Golfplan partner David Dale believes that New Kuta, with its native vegetation sitting along the edges of fairways, will remind many of another tournament venue, the Plantation Course at the Kapalua Resort in Hawaii, where the PGA Tour holds its Mercedes Championship each January.
“It has a quasi-links feel to it, though it generally plays along cliff tops rather than down near the shore,” Dale said. “This tableau has a real appeal, of course, as places like Kapalua and Pebble Beach exemplify. At New Kuta, there are holes that run right along the sea. The par-4 14th and par-3 15th play right down to the water and travel along ocean’s edge. They are very memorable, but the holes that sit higher on the property have water views that are longer and, in their own way, are more breathtaking.
“We are very happy with the final product,” Dale continued. “Many local events have already taken place there and the owner seems very pleased. It would have been difficult to build a golf course on this site that wasn’t drop-dead gorgeous. New Kuta is all that, but it’s also got real strategic integrity.”
The par-72, 6,812-yard layout features native grasses, vegetation and a handful of trees bordering its seashore paspalum fairways, tees and roughs. The greens are planted with smooth-rolling ultradwarf bermudagrass.

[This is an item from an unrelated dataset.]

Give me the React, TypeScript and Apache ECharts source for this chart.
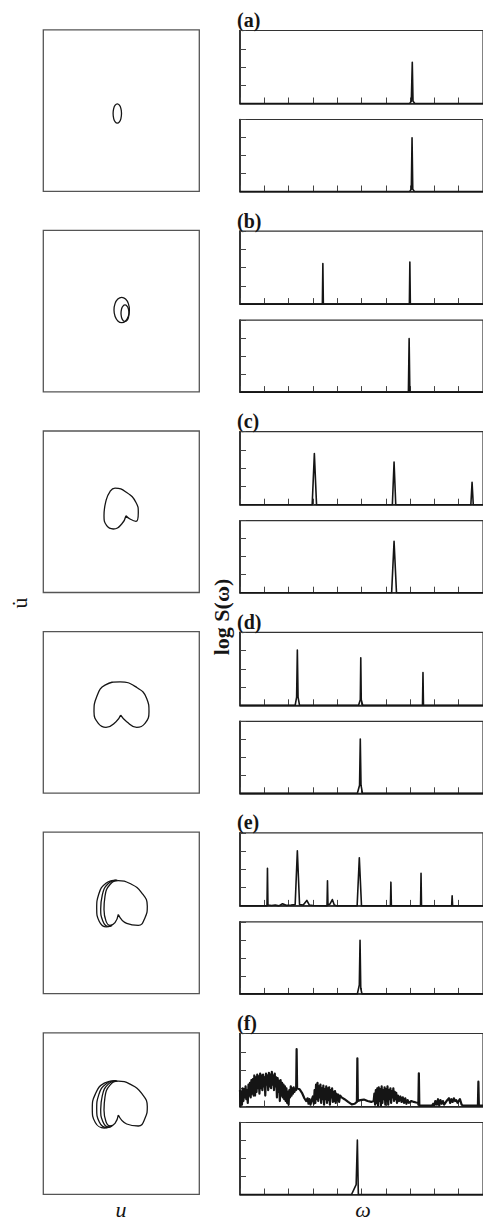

The new course should help stimulate a Balinese tourist economy that was hit hard following the 2002 terrorist bombings that killed 240 foreign tourists, many of them Australian. The United States recently lifted its almost decade-long travel advisory to the country. Other nations with similar policies are expected to follow this lead and ease their travel restrictions Indonesia’s famously inviting eastern outpost.
What visitors will find when they return to Bali’s Pecatu region, located south of Jimbaran, is a semi-arid landscape with unsurpassed sunsets along Dreamland Beach. The surrounding rugged terrain reminds many of what they might find in the American Southwest, Tunisia, or drier portions of South Africa.
The surprised Golfplan staff was cautiously optimistic in 2007 when notified of the progress. Nine holes had been completed before the office had been contacted. However, in a testament to the accuracy of Golfplan’s construction drawings, these holes were found to be quite good and in tune with the original design.
Subsequently, Golfplan founder Ronald Fream made several site visits to oversee completion of the project. Indeed, departing from the initial land planner’s concept, Golfplan was able to reroute the course so the future hotel and residential components would have equally compelling views of the course and ocean. The new routing also reduced the amount of earthmoving to just 200,000 cubic meters.
“We were able to maximize the real-estate frontage,” Dale explained. “That meant additional savings in terms of course drainage and resort infrastructure. The little earth we did move helped better define landing areas, green and tee sites, as well as pick up water and move it off the course quickly when it does rain.”